= Pancartes =

Pancartes were medieval historical documents, drawn up by a monastery, that recorded a sequence of gifts to the monastery. They were created in order that the whole group of grants or gifts could be confirmed by the ruler. They are known from Normandy and other northern French regions. Sometimes they were created over a number of years as successive gifts were added to the original document. Generally the various grants were tied together with a narrative usually quite short, that linked the various gifts to a short history of the religious house. These documents were a frequent product of monastic houses in Normandy during the early 11th century and afterwards. Normally, they were not a product of the lay administration's chanceries, and came from ecclesiastical sources.

The historian David Bates said that the term pancartes has been overused in historical studies, that the strict definition of the term is "a charter which reproduces the text of more than one charter", and that the document duplicates the original of the copied charter.

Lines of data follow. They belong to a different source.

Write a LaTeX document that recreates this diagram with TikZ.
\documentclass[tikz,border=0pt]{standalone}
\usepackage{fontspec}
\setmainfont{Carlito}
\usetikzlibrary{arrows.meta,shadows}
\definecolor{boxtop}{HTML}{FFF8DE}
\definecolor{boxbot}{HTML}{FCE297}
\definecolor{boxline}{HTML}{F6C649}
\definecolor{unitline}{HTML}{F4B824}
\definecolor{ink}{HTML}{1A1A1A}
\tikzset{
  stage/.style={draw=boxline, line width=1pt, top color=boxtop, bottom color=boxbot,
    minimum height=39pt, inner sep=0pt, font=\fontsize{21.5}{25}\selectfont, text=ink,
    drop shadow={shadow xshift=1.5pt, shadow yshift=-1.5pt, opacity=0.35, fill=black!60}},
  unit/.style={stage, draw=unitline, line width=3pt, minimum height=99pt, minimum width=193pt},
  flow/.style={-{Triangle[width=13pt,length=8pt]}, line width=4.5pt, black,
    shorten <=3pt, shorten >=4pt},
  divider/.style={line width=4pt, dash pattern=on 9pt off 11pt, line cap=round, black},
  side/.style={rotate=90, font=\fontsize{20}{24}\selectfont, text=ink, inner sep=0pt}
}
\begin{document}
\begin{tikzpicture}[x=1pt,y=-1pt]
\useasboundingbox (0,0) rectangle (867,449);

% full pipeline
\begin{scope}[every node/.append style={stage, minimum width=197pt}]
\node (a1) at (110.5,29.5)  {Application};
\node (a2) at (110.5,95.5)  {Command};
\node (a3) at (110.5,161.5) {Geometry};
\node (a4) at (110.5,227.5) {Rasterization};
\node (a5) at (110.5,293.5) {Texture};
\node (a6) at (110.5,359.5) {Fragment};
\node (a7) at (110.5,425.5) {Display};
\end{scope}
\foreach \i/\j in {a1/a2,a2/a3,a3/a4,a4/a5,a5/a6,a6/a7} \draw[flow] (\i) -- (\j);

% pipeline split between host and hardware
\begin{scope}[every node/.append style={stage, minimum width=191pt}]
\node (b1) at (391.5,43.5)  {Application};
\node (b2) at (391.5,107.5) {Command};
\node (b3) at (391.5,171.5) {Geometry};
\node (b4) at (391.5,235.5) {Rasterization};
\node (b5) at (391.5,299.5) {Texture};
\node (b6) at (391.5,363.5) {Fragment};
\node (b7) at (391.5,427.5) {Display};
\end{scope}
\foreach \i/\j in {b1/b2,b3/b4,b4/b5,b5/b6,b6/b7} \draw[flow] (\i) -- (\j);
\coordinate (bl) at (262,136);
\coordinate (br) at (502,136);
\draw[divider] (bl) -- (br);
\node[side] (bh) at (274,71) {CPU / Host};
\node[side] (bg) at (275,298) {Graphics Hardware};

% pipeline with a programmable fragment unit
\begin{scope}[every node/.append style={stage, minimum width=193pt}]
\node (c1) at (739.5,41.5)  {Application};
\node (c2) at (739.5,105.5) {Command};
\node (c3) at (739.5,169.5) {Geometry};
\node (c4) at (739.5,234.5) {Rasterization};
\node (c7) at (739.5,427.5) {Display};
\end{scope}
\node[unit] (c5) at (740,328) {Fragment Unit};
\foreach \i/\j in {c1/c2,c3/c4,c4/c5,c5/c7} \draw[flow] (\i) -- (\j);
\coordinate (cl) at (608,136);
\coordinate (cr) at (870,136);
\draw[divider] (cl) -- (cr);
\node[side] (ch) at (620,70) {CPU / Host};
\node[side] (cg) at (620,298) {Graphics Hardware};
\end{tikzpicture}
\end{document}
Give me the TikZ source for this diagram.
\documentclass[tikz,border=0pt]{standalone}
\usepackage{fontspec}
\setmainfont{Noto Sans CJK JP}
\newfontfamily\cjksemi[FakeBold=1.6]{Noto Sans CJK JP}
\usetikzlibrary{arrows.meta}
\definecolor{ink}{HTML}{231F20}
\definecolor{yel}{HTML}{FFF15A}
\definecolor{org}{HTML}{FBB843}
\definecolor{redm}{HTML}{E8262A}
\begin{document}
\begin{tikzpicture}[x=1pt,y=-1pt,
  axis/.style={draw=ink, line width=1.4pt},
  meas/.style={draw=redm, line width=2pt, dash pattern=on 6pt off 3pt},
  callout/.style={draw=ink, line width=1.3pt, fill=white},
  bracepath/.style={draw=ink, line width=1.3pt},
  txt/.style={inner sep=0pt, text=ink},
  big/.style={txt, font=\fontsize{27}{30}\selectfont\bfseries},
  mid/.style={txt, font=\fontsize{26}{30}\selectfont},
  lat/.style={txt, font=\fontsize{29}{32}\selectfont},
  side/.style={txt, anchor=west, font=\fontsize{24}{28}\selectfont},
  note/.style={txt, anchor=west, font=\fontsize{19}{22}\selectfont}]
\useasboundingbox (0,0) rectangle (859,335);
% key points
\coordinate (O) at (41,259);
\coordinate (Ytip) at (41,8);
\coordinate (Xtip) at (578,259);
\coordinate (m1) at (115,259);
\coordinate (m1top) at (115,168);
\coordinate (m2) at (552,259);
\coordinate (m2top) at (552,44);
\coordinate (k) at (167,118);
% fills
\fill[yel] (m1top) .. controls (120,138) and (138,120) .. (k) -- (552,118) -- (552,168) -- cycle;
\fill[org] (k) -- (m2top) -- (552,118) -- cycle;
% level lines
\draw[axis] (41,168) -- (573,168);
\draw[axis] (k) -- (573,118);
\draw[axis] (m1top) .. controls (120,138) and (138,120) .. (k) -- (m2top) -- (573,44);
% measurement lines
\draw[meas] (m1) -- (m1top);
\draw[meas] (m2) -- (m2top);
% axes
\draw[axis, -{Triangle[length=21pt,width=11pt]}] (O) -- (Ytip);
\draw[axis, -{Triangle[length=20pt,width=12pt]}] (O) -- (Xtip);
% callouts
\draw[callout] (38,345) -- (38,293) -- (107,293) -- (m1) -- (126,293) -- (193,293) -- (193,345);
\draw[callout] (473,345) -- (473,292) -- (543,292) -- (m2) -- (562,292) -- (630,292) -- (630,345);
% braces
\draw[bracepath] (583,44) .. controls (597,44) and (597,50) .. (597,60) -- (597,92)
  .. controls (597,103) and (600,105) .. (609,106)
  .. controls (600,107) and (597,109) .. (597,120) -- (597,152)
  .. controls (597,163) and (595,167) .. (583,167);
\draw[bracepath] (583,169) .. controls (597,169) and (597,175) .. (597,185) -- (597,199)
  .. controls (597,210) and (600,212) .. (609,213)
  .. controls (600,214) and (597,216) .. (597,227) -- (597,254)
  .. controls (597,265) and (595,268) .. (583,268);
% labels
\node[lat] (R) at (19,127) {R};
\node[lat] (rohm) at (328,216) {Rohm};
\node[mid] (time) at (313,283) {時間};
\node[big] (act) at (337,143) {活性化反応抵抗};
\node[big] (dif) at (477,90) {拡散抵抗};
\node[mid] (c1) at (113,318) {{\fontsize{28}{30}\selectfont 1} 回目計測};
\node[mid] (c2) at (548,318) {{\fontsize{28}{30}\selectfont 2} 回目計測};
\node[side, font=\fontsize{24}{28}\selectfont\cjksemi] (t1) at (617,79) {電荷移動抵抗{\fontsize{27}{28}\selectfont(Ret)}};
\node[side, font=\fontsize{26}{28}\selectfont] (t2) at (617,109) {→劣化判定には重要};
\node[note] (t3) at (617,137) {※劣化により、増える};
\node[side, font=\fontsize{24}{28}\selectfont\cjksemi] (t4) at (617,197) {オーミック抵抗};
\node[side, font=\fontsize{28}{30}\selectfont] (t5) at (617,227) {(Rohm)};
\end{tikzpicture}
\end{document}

Sometimes the pancarte was recopied after a number of additions had been made to the original, and this could occasionally lead to errors in chronology, as the additions to the original might have been made without respect to the actual order of the donations. The historian Marjorie Chibnall states that the medieval historian Orderic Vitalis used now lost pancartes of various Norman monastic houses as sources for his historical writings. The surviving pancartes are important for their recording of now-lost charters, and for understanding the history of historical writing.

The practice of writing pancartes influenced English monasteries, which were in contact with Norman houses after the Norman conquest of England in 1066. Post-Conquest cartularies, such as Hemming's Cartulary, bear many similarities to the Norman pancartes. Later, in the reign of King Henry II of England, the monastic writers Benedict of Peterborough, Roger of Howden, and Ralph Diceto also built on the pancarte when they inserted documents into their narratives, although their connecting stories were much more elaborate than many other pancartes.